Since there are a hyper-exponential number of possible parse tree analyses attributable to any string of words, and many possible word strings attributable to any utterance, this use of model-theoretic interpretation must involve some kind of sharing of partial results between competing analyses if interpretation is to be performed on large numbers of possible analyses in a practical interactive application. This talk presents a formal result that model-theoretic semantic interpretation can be factored (cut into well-behaved partial results) and memoized (shared between possible analyses) in polynomial time, in much the same way that simple syntactic structure is factored into context-free rules and shared in standard dynamic programming parsing algorithms. This polynomial bound holds even for analyses containing generalized quantifiers, which are traditionally analyzed to have second-order (exponential) denotations.
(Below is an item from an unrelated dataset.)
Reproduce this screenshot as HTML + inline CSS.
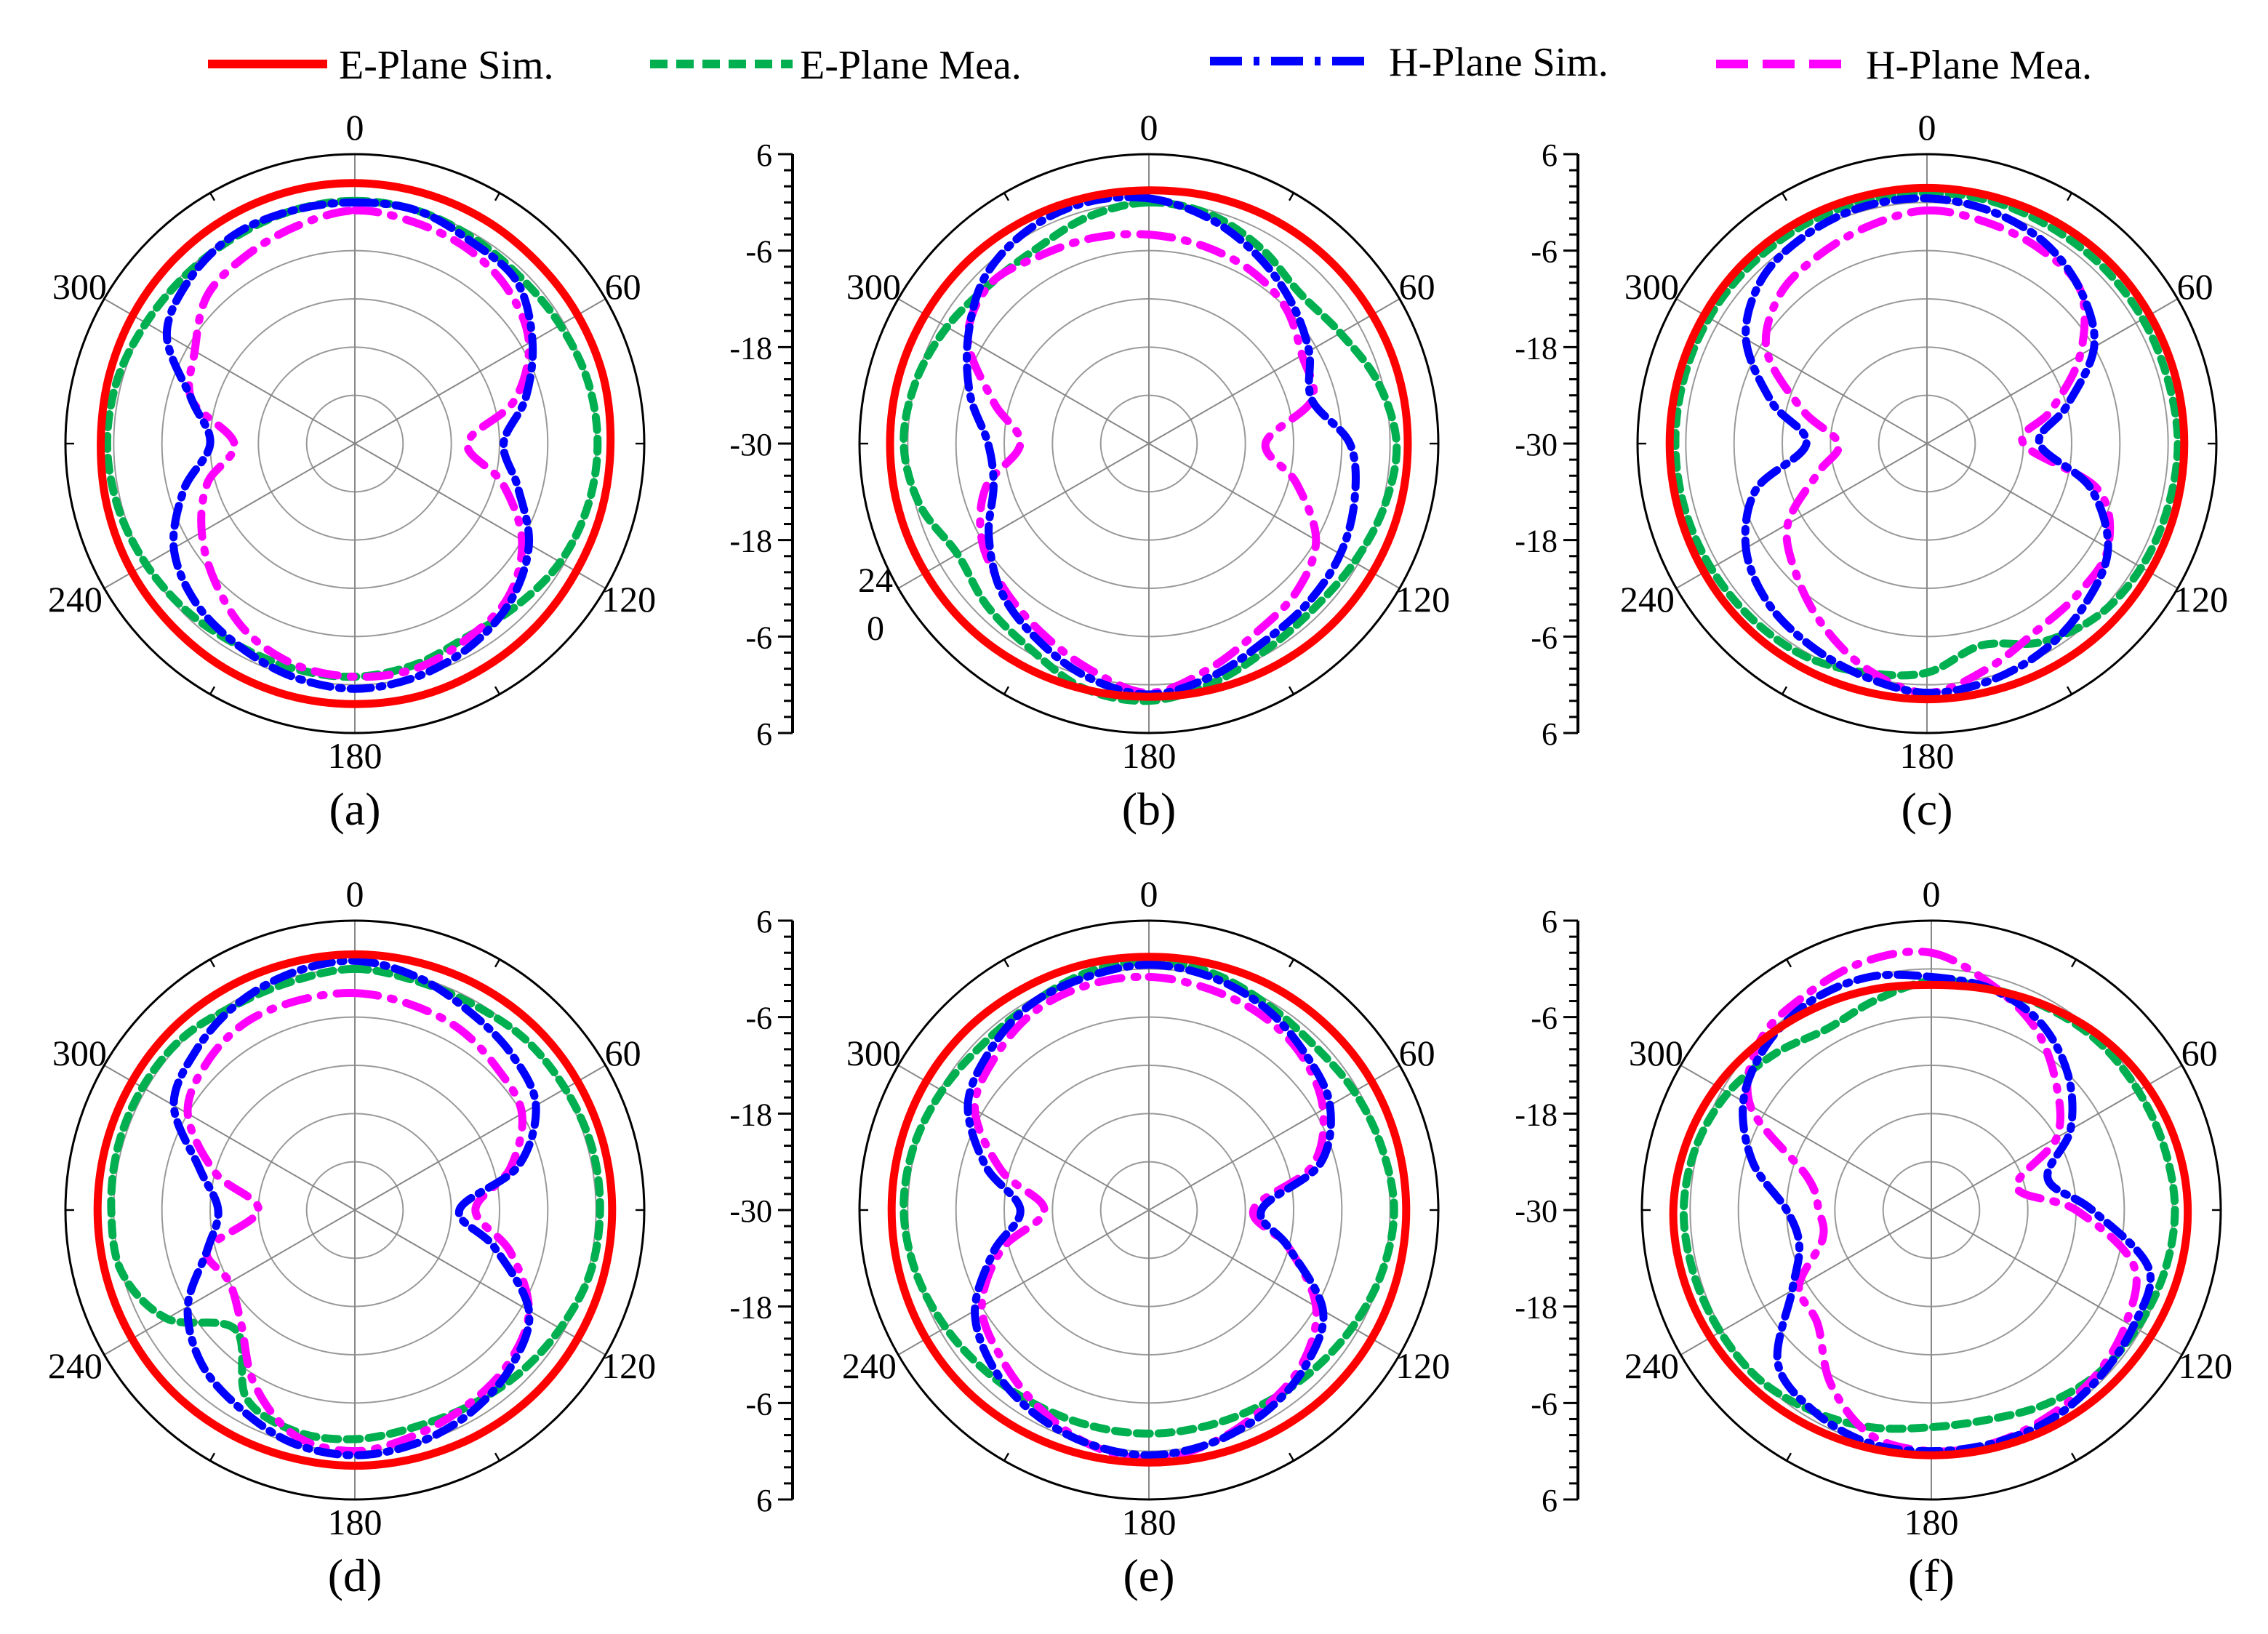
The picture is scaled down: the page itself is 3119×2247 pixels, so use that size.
<!DOCTYPE html>
<html><head><meta charset="utf-8"><style>
html,body{margin:0;padding:0;background:#fff}
svg{display:block}
svg text{font-family:"Liberation Serif","DejaVu Serif",serif !important;fill:#000}
</style></head><body>
<svg id="fig" width="3119" height="2247" viewBox="0 0 1559.5 1123.5" xmlns="http://www.w3.org/2000/svg" font-family="Liberation Serif, serif">
<g>
 <g><line x1="143" y1="44" x2="225" y2="44" stroke="#ff0000" stroke-width="6"/><text x="233" y="54" font-size="28" font-family="Liberation Serif, serif">E-Plane Sim.</text></g>
 <g><line x1="447" y1="44" x2="545" y2="44" stroke="#00b050" stroke-width="6" stroke-dasharray="12,6"/><text x="550" y="54" font-size="28" font-family="Liberation Serif, serif">E-Plane Mea.</text></g>
 <g><line x1="832" y1="42" x2="945" y2="42" stroke="#0000ff" stroke-width="6" stroke-dasharray="22,8,4,8"/><text x="955" y="52" font-size="28" font-family="Liberation Serif, serif">H-Plane Sim.</text></g>
 <g><line x1="1180" y1="44" x2="1275" y2="44" stroke="#ff00ff" stroke-width="6" stroke-dasharray="22,10"/><text x="1283" y="54" font-size="28" font-family="Liberation Serif, serif">H-Plane Mea.</text></g>
</g>
<g id="panels"></g>
</svg>
<script>
// angles every 15 deg, values in dB (-30..6)
const angles=[0,15,30,45,60,75,90,105,120,135,150,165,180,195,210,225,240,255,270,285,300,315,330,345];
const panelLabels=["(a)","(b)","(c)","(d)","(e)","(f)"];
const radialTicks=["6","-6","-18","-30","-18","-6","6"];
const angleTickLabels=["0","60","120","180","240","300"];
// E-plane sim
const eSimA=[2.4,2.3,2.2,2,2,2,1.8,1.8,1.8,2,2.2,2.4,2.4,2.4,2.3,2.1,2,1.8,1.6,1.7,1.9,2.1,2.3,2.4];
const eSimB=[1.5,1.7,1.9,2,2.1,2.2,2.2,2.2,2.1,2,1.8,1.6,1.5,1.6,1.8,2,2.1,2.2,2.2,2.2,2.1,2,1.8,1.6];
const eSimC=[1.8,1.8,1.9,2,2,2,2,2,2,2,1.9,1.8,1.8,1.8,1.9,2,2,2,2,2,2,2,1.9,1.8];
const eSimD=[1.8,1.8,1.9,2,2,2,2,2,2,2,1.9,1.8,1.8,1.8,1.9,2,2,2,2,2,2,2,1.9,1.8];
const eSimE=[1.5,1.6,1.8,1.9,2,2,2,2,2,1.9,1.7,1.5,1.4,1.5,1.7,1.9,2,2,2,2,2,1.9,1.7,1.6];
const eSimF=[-2,-1.6,-0.8,0.2,1,1.6,1.9,1.8,1.5,1.2,0.9,0.6,0.5,0.6,0.9,1.3,1.7,2,2.1,1.6,0.8,-0.2,-1,-1.6];
// E-plane measured
const eMeaA=[0.2,0,-0.5,-0.8,-0.5,0,0.2,0,-0.5,-1.5,-2.2,-1.5,-1,-1,-1,-0.5,0,0.5,0.8,0.6,0,-0.3,-0.3,0];
const eMeaB=[0,-0.5,-2,-3.5,-2.5,-0.5,0.8,0.3,-0.5,-1,-0.5,0.8,2,1.5,-0.5,-1.5,-2.5,-0.5,0.5,0,-1,-2,-2,-0.8];
const eMeaC=[1.2,1.2,1,1,1,1,1.2,1,0.8,0.2,-1.5,-4,-1.5,-0.5,0.5,0.8,1,1.2,1.3,1.3,1.3,1.2,1.2,1.2];
const eMeaD=[0,-0.5,-0.5,0,0.2,0.5,0.5,0.3,-0.5,-1.2,-1.8,-2,-1.5,-1.5,-3,-9,-3,0,0.3,0.5,0.5,0.3,-0.5,-0.5];
const eMeaE=[1,0.5,-0.5,-1,-0.5,0,0.5,0,-0.8,-1.5,-2,-2.2,-2.2,-2.2,-2,-1.5,-0.8,0,0.5,0.3,-0.3,-0.8,-0.5,0.5];
const eMeaF=[-1.5,-1.5,-1,-0.5,-0.3,0,0.3,0,-0.5,-1,-2,-3,-3,-2,-1,0,0.3,0.6,0.8,0.3,-0.8,-2.5,-4,-3];
// H-plane sim
const hSimA=[0,0,-1,-1.5,-4.5,-8,-11.5,-9,-5,-2.5,-1,0,0.5,0,-1,-2,-4,-8,-12,-9,-3,-1,0,0];
const hSimB=[0.5,-1,-3,-5,-7,-9,-5,-3.5,-2.5,-2,-1.5,0,1.2,0,-2,-4,-7,-10,-10,-7,-4,-1,0.5,1];
const hSimC=[0.5,0,-1,-3,-6,-12,-16,-9,-4,-2,-0.5,0.5,1,0,-1,-2,-4,-8,-15,-10,-4,-1,0,0.5];
const hSimD=[1,0,-1.5,-2.5,-4,-9,-17,-12,-5,-2.5,-1,0,0.5,0,-1.5,-3,-6,-11,-13,-10,-4,-2,-0.5,0.5];
const hSimE=[0.5,0,-1,-2.5,-4,-8,-16,-12,-5,-2.5,-1,0,0.5,0,-1,-2.5,-5,-10,-14,-9,-4,-2,-0.5,0];
const hSimF=[-1,-1.5,-3,-6,-10,-15,-10,-2,-1,-0.5,0,0,0,0,-1,-3,-10,-13,-12,-7,-3,-1,0,0];
// H-plane measured
const hMeaA=[-1,-1.5,-2,-3,-5,-9.5,-16,-11,-6,-3,-2,-1,-1,-1.5,-3,-5.5,-8,-11,-15,-9,-7,-4,-3,-2];
const hMeaB=[-4,-4.5,-5,-6,-8,-9,-15.5,-11,-6,-4,-3,-1,1,-1,-3,-4.5,-6,-9,-14,-10,-4,-2,-3,-3.5];
const hMeaC=[-1,-1.5,-2,-3,-8,-14,-18,-8,-4,-3.5,-3,-1,1,-1,-4,-7,-10,-16,-19,-14,-7,-4,-3,-2];
const hMeaD=[-3,-3.5,-4,-5,-6,-10,-15,-10,-5,-3,-2,-1,0,-1,-5,-10,-12,-11,-18,-12,-6,-4,-3,-3];
const hMeaE=[-1,-1.5,-2,-3,-5,-9,-17,-12,-6,-3,-1.5,0,1,0,-2,-4,-6,-11,-17,-11,-5,-3,-1.5,-1];
const hMeaF=[2,-1,-4,-8,-12,-19,-12,-4,-2,-1,-0.5,0,0,-1,-5,-10,-11,-16,-16,-14,-4,0,1,2];

const panels=[
 {cx:244,cy:305,axis:null,e:eSimA,em:eMeaA,h:hSimA,hm:hMeaA},
 {cx:790,cy:305,axis:545,e:eSimB,em:eMeaB,h:hSimB,hm:hMeaB,skip240:true},
 {cx:1325,cy:305,axis:1085,e:eSimC,em:eMeaC,h:hSimC,hm:hMeaC},
 {cx:244,cy:832,axis:null,e:eSimD,em:eMeaD,h:hSimD,hm:hMeaD},
 {cx:790,cy:832,axis:545,e:eSimE,em:eMeaE,h:hSimE,hm:hMeaE},
 {cx:1328,cy:832,axis:1085,e:eSimF,em:eMeaF,h:hSimF,hm:hMeaF}
];
const R=199, NS="http://www.w3.org/2000/svg", FF="Liberation Serif, serif";
function rScale(db){return Math.max(0,(db+30)/36*R);}
function pt(cx,cy,ang,r){const t=ang*Math.PI/180;return [cx+r*Math.sin(t),cy-r*Math.cos(t)];}
function mk(tag,attrs,parent){const el=document.createElementNS(NS,tag);for(const k in attrs)el.setAttribute(k,attrs[k]);if(tag==='text')el.setAttribute('font-family',FF);parent.appendChild(el);return el;}
function curve(cx,cy,vals){
 const P=angles.map((a,i)=>pt(cx,cy,a,rScale(vals[i])));const n=P.length;
 let d=`M${P[0][0].toFixed(1)},${P[0][1].toFixed(1)}`;
 for(let i=0;i<n;i++){const p0=P[(i-1+n)%n],p1=P[i],p2=P[(i+1)%n],p3=P[(i+2)%n];
  const c1=[p1[0]+(p2[0]-p0[0])/6,p1[1]+(p2[1]-p0[1])/6],c2=[p2[0]-(p3[0]-p1[0])/6,p2[1]-(p3[1]-p1[1])/6];
  d+=`C${c1[0].toFixed(1)},${c1[1].toFixed(1)} ${c2[0].toFixed(1)},${c2[1].toFixed(1)} ${p2[0].toFixed(1)},${p2[1].toFixed(1)}`;}
 return d+"Z";}
const root=document.getElementById('panels');
panels.forEach((p,pi)=>{
 const g=mk('g',{},root);
 
 
 for(let k=1;k<=5;k++){const c=mk('circle',{cx:p.cx,cy:p.cy,r:R*k/6,fill:'none',stroke:'#999','stroke-width':1},g);
  
  }
 [0,60,120].forEach(a=>{const a1=pt(p.cx,p.cy,a,R),a2=pt(p.cx,p.cy,a+180,R);
  const l=mk('line',{x1:a1[0],y1:a1[1],x2:a2[0],y2:a2[1],stroke:'#888','stroke-width':1},g);
  
  });
 const oc=mk('circle',{cx:p.cx,cy:p.cy,r:R,fill:'none',stroke:'#000','stroke-width':1.5},g);
 
 
 for(let a=30;a<360;a+=60){const q1=pt(p.cx,p.cy,a,R),q2=pt(p.cx,p.cy,a,R-6);mk('line',{x1:q1[0],y1:q1[1],x2:q2[0],y2:q2[1],stroke:'#000','stroke-width':1.2},g);}
 angleTickLabels.forEach((lab,i)=>{const a=i*60;
  if(a===240&&p.skip240)return;
  const q=pt(p.cx,p.cy,a,R);
  let x=q[0],y=q[1]+9,anc='middle';
  if(a===0){y=p.cy-R-10;}
  if(a===180){y=p.cy+R+24;}
  if(a===60){x=q[0]+12;y=q[1]};
  if(a===120){x=q[0]+16;y=q[1]+16;}
  if(a===240){x=q[0]-20;y=q[1]+16;}
  if(a===300){x=q[0]-17;y=q[1];}
  const t=mk('text',{x:x,y:y,'font-size':25,'text-anchor':anc},g);t.textContent=lab;
  
  });
 const series=[[p.em,'#00b050','9,6','e-plane-mea'],[p.hm,'#ff00ff','16,9,2,9','h-plane-mea'],[p.h,'#0000ff','14,6,2,6','h-plane-sim'],[p.e,'#ff0000','none','e-plane-sim']];
 series.forEach(s=>{const path=mk('path',{d:curve(p.cx,p.cy,s[0]),fill:'none',stroke:s[1],'stroke-width':s[3]==='e-plane-sim'?5.5:5.5,'stroke-dasharray':s[2],'stroke-linecap':'round'},g);
  
  });
 if(p.axis){const ax=mk('g',{},g);
  
  
  mk('line',{x1:p.axis,y1:p.cy-R,x2:p.axis,y2:p.cy+R,stroke:'#000','stroke-width':2},ax);
  for(let k=0;k<=36;k++){const y=p.cy-R+k*R*2/36;mk('line',{x1:p.axis-(k%6===0?10:6),y1:y,x2:p.axis,y2:y,stroke:'#000','stroke-width':1.5},ax);}
  radialTicks.forEach((lab,k)=>{const t=mk('text',{x:p.axis-14,y:p.cy-R+k*R/3+8,'font-size':22,'text-anchor':'end'},ax);t.textContent=lab;});}
 const cap=mk('text',{x:p.cx,y:p.cy+R+63,'font-size':32,'text-anchor':'middle'},g);cap.textContent=panelLabels[pi];
 
 
});
// stray labels in panel (b)
const s1=mk('text',{x:602,y:407,'font-size':24,'text-anchor':'middle'},root);s1.textContent="24";


const s2=mk('text',{x:602,y:440,'font-size':24,'text-anchor':'middle'},root);s2.textContent="0";


</script>
</body></html>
The talk will also present the practical result that this approach does indeed yield a statistically significant improvement in accuracy in analyzing a corpus of spoken directions to 3-D animated agents.
ABOUT THE SPEAKER: William Schuler received his BA in English Literature in 1992 and BS in Computer Science in 1995, both from the University of Michigan. He received his MS in Computer and Information Science from the University of Pennsylvania in 1997, and is completing his PhD there this semester, under the supervision of Aravind Joshi and Martha Palmer. His research so far is directed toward the goal of developing an interface through which untrained users can express any behavior desired of an artificial agent using ordinary spoken directions.